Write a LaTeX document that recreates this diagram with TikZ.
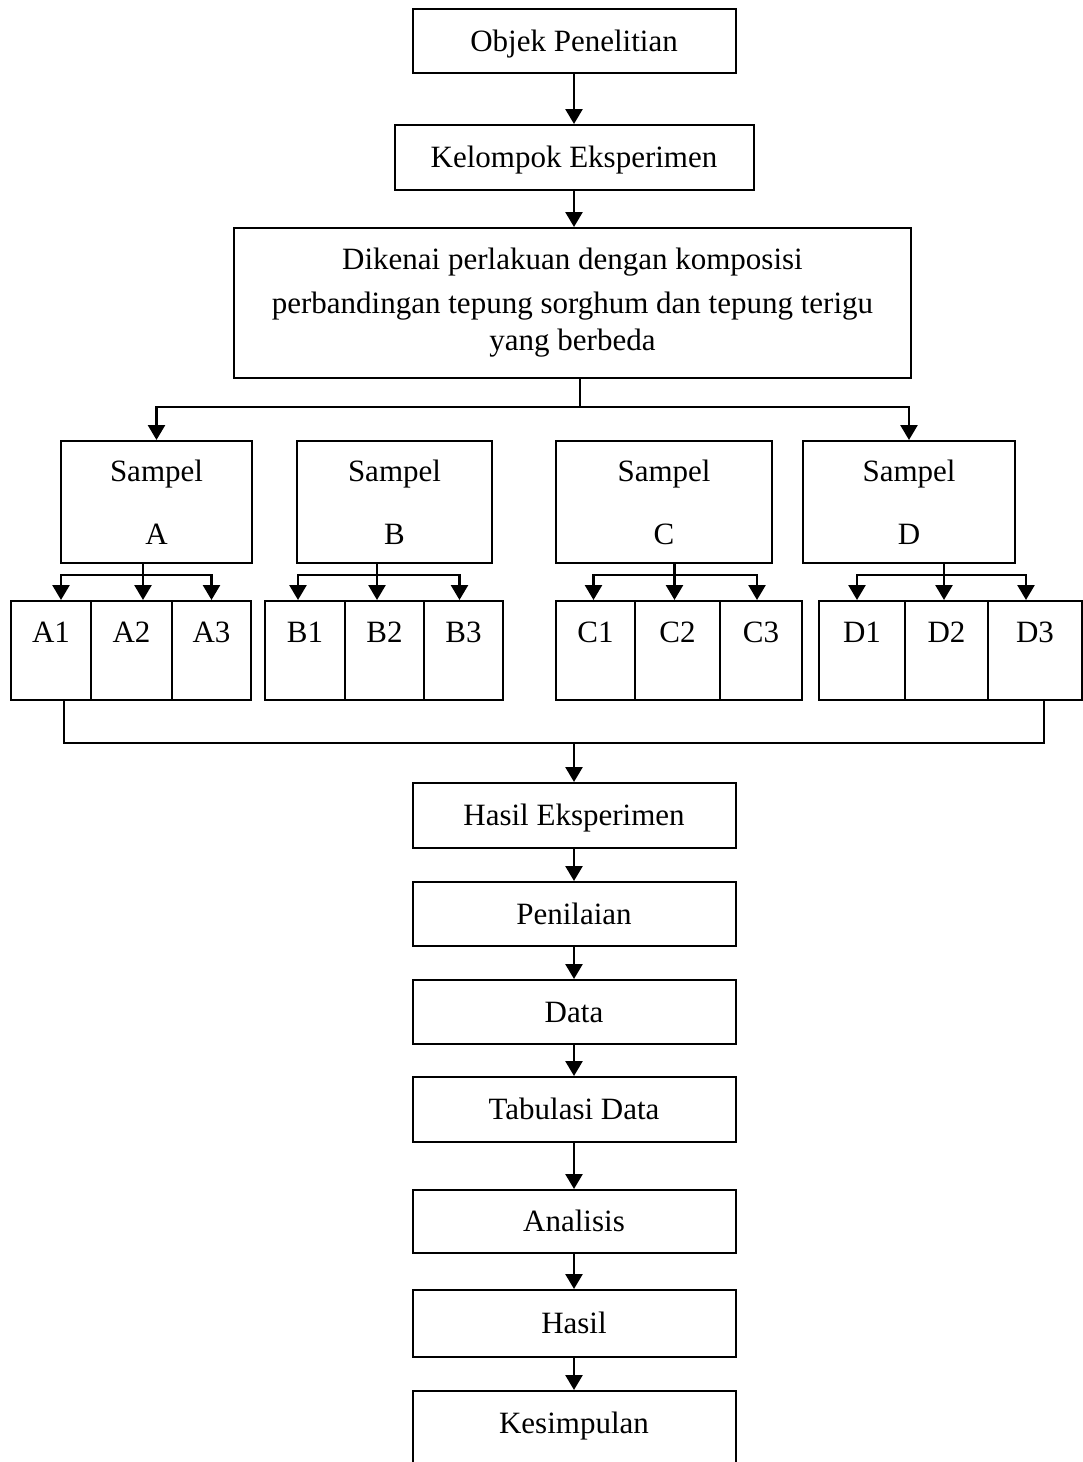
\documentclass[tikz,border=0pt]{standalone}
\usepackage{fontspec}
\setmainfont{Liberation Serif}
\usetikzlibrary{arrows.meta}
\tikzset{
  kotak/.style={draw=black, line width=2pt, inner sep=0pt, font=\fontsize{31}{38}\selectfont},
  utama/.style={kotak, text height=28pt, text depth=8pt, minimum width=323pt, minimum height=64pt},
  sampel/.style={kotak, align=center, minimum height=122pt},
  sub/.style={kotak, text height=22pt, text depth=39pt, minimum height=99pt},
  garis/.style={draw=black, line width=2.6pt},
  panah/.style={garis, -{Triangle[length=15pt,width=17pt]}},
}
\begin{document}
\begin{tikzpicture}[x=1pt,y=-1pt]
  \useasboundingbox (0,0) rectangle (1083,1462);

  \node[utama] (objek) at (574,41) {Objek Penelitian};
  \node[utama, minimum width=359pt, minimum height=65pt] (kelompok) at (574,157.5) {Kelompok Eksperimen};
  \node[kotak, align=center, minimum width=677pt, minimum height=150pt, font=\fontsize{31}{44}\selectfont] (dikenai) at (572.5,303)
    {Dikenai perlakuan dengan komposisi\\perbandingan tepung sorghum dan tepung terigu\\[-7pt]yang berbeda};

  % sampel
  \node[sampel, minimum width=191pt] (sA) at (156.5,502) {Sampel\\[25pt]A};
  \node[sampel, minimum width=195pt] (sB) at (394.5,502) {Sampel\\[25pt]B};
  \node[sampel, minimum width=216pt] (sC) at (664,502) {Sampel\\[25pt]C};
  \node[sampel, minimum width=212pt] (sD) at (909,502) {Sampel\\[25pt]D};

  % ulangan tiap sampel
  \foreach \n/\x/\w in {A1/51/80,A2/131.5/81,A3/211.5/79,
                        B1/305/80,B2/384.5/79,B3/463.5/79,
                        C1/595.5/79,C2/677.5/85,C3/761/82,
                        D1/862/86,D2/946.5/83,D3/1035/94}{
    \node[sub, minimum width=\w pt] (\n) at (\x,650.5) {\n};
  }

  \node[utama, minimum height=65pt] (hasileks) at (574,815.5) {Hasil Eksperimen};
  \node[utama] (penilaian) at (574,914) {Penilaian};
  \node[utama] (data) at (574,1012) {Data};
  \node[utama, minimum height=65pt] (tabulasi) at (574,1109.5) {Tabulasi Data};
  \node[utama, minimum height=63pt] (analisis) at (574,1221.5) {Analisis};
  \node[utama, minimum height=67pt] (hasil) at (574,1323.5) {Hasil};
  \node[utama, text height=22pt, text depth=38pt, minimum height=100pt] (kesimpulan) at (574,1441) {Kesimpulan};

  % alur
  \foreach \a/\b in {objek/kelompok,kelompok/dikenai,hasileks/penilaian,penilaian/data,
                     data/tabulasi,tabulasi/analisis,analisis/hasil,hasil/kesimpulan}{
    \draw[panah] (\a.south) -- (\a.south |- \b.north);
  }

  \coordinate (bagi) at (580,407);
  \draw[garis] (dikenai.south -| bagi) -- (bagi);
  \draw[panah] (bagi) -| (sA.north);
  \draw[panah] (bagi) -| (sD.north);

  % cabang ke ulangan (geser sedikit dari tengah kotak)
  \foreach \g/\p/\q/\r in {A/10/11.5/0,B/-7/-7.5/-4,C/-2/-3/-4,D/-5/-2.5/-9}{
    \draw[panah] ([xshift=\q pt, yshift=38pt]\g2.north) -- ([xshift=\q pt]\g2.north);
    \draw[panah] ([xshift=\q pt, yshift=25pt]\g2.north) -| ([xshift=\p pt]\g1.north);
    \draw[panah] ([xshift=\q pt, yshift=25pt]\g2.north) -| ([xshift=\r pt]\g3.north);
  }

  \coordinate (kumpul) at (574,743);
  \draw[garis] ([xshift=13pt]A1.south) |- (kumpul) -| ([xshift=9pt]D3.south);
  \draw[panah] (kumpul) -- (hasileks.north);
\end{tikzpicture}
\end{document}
++++
Your instructions
Starting at the first line of the material, output exactly the lines up to and including the one with "perlakuan dengan komposisi\\perbandingan". Do not include the pictures.

Full solution
Write a LaTeX document that recreates this diagram with TikZ.
\documentclass[tikz,border=0pt]{standalone}
\usepackage{fontspec}
\setmainfont{Liberation Serif}
\usetikzlibrary{arrows.meta}
\tikzset{
  kotak/.style={draw=black, line width=2pt, inner sep=0pt, font=\fontsize{31}{38}\selectfont},
  utama/.style={kotak, text height=28pt, text depth=8pt, minimum width=323pt, minimum height=64pt},
  sampel/.style={kotak, align=center, minimum height=122pt},
  sub/.style={kotak, text height=22pt, text depth=39pt, minimum height=99pt},
  garis/.style={draw=black, line width=2.6pt},
  panah/.style={garis, -{Triangle[length=15pt,width=17pt]}},
}
\begin{document}
\begin{tikzpicture}[x=1pt,y=-1pt]
  \useasboundingbox (0,0) rectangle (1083,1462);

  \node[utama] (objek) at (574,41) {Objek Penelitian};
  \node[utama, minimum width=359pt, minimum height=65pt] (kelompok) at (574,157.5) {Kelompok Eksperimen};
  \node[kotak, align=center, minimum width=677pt, minimum height=150pt, font=\fontsize{31}{44}\selectfont] (dikenai) at (572.5,303)
    {Dikenai perlakuan dengan komposisi\\perbandingan tepung sorghum dan tepung terigu\\[-7pt]yang berbeda};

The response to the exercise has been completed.